What to do -> Your task is to repeat the listing exactly.

_ _ _ _ _

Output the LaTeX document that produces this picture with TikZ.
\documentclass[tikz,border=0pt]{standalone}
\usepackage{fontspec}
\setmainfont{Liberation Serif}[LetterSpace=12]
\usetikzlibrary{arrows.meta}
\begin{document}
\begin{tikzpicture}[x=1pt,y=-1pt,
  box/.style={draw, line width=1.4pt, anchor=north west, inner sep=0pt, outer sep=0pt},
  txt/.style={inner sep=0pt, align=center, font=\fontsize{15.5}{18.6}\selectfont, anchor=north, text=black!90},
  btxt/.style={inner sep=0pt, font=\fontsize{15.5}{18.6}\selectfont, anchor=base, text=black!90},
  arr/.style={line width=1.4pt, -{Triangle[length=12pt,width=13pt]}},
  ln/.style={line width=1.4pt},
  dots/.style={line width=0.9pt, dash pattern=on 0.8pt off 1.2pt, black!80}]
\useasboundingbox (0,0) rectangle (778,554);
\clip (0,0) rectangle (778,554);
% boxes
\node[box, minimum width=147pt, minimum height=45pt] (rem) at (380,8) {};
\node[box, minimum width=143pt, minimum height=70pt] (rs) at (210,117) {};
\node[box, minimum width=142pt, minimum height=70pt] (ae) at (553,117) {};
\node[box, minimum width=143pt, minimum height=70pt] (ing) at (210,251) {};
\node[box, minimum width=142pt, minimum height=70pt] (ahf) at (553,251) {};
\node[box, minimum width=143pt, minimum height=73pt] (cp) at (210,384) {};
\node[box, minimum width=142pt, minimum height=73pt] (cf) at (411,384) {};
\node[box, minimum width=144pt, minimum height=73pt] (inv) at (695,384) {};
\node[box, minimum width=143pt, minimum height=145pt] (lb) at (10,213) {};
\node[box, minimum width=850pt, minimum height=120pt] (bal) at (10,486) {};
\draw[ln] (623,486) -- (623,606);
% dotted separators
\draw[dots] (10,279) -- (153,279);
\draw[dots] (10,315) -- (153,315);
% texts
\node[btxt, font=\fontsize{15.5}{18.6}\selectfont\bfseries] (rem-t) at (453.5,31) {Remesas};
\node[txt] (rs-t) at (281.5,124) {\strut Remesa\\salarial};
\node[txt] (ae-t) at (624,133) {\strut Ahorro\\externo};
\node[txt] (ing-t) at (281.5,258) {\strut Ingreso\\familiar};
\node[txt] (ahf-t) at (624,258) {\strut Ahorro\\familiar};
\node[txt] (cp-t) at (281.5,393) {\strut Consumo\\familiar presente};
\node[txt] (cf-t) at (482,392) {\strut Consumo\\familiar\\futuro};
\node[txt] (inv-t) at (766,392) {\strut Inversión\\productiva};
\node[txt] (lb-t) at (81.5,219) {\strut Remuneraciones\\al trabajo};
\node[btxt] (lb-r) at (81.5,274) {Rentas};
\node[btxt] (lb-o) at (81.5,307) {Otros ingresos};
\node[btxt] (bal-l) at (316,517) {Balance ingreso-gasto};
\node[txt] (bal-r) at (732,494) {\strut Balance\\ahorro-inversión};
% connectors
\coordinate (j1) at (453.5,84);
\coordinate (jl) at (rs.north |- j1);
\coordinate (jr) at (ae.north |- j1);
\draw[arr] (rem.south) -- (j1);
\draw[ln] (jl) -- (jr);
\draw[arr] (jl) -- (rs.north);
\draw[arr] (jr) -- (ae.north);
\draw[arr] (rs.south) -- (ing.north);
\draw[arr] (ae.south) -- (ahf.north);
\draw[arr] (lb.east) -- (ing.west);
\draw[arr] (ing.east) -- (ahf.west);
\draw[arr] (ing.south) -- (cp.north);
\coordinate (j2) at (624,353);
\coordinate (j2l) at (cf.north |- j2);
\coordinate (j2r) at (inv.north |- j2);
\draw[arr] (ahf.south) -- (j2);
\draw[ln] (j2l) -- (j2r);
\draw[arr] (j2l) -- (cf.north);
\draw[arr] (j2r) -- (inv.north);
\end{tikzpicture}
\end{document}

_ _ _ _ _

Full answer ->
Output the LaTeX document that produces this picture with TikZ.
\documentclass[tikz,border=0pt]{standalone}
\usepackage{fontspec}
\setmainfont{Liberation Serif}[LetterSpace=12]
\usetikzlibrary{arrows.meta}
\begin{document}
\begin{tikzpicture}[x=1pt,y=-1pt,
  box/.style={draw, line width=1.4pt, anchor=north west, inner sep=0pt, outer sep=0pt},
  txt/.style={inner sep=0pt, align=center, font=\fontsize{15.5}{18.6}\selectfont, anchor=north, text=black!90},
  btxt/.style={inner sep=0pt, font=\fontsize{15.5}{18.6}\selectfont, anchor=base, text=black!90},
  arr/.style={line width=1.4pt, -{Triangle[length=12pt,width=13pt]}},
  ln/.style={line width=1.4pt},
  dots/.style={line width=0.9pt, dash pattern=on 0.8pt off 1.2pt, black!80}]
\useasboundingbox (0,0) rectangle (778,554);
\clip (0,0) rectangle (778,554);
% boxes
\node[box, minimum width=147pt, minimum height=45pt] (rem) at (380,8) {};
\node[box, minimum width=143pt, minimum height=70pt] (rs) at (210,117) {};
\node[box, minimum width=142pt, minimum height=70pt] (ae) at (553,117) {};
\node[box, minimum width=143pt, minimum height=70pt] (ing) at (210,251) {};
\node[box, minimum width=142pt, minimum height=70pt] (ahf) at (553,251) {};
\node[box, minimum width=143pt, minimum height=73pt] (cp) at (210,384) {};
\node[box, minimum width=142pt, minimum height=73pt] (cf) at (411,384) {};
\node[box, minimum width=144pt, minimum height=73pt] (inv) at (695,384) {};
\node[box, minimum width=143pt, minimum height=145pt] (lb) at (10,213) {};
\node[box, minimum width=850pt, minimum height=120pt] (bal) at (10,486) {};
\draw[ln] (623,486) -- (623,606);
% dotted separators
\draw[dots] (10,279) -- (153,279);
\draw[dots] (10,315) -- (153,315);
% texts
\node[btxt, font=\fontsize{15.5}{18.6}\selectfont\bfseries] (rem-t) at (453.5,31) {Remesas};
\node[txt] (rs-t) at (281.5,124) {\strut Remesa\\salarial};
\node[txt] (ae-t) at (624,133) {\strut Ahorro\\externo};
\node[txt] (ing-t) at (281.5,258) {\strut Ingreso\\familiar};
\node[txt] (ahf-t) at (624,258) {\strut Ahorro\\familiar};
\node[txt] (cp-t) at (281.5,393) {\strut Consumo\\familiar presente};
\node[txt] (cf-t) at (482,392) {\strut Consumo\\familiar\\futuro};
\node[txt] (inv-t) at (766,392) {\strut Inversión\\productiva};
\node[txt] (lb-t) at (81.5,219) {\strut Remuneraciones\\al trabajo};
\node[btxt] (lb-r) at (81.5,274) {Rentas};
\node[btxt] (lb-o) at (81.5,307) {Otros ingresos};
\node[btxt] (bal-l) at (316,517) {Balance ingreso-gasto};
\node[txt] (bal-r) at (732,494) {\strut Balance\\ahorro-inversión};
% connectors
\coordinate (j1) at (453.5,84);
\coordinate (jl) at (rs.north |- j1);
\coordinate (jr) at (ae.north |- j1);
\draw[arr] (rem.south) -- (j1);
\draw[ln] (jl) -- (jr);
\draw[arr] (jl) -- (rs.north);
\draw[arr] (jr) -- (ae.north);
\draw[arr] (rs.south) -- (ing.north);
\draw[arr] (ae.south) -- (ahf.north);
\draw[arr] (lb.east) -- (ing.west);
\draw[arr] (ing.east) -- (ahf.west);
\draw[arr] (ing.south) -- (cp.north);
\coordinate (j2) at (624,353);
\coordinate (j2l) at (cf.north |- j2);
\coordinate (j2r) at (inv.north |- j2);
\draw[arr] (ahf.south) -- (j2);
\draw[ln] (j2l) -- (j2r);
\draw[arr] (j2l) -- (cf.north);
\draw[arr] (j2r) -- (inv.north);
\end{tikzpicture}
\end{document}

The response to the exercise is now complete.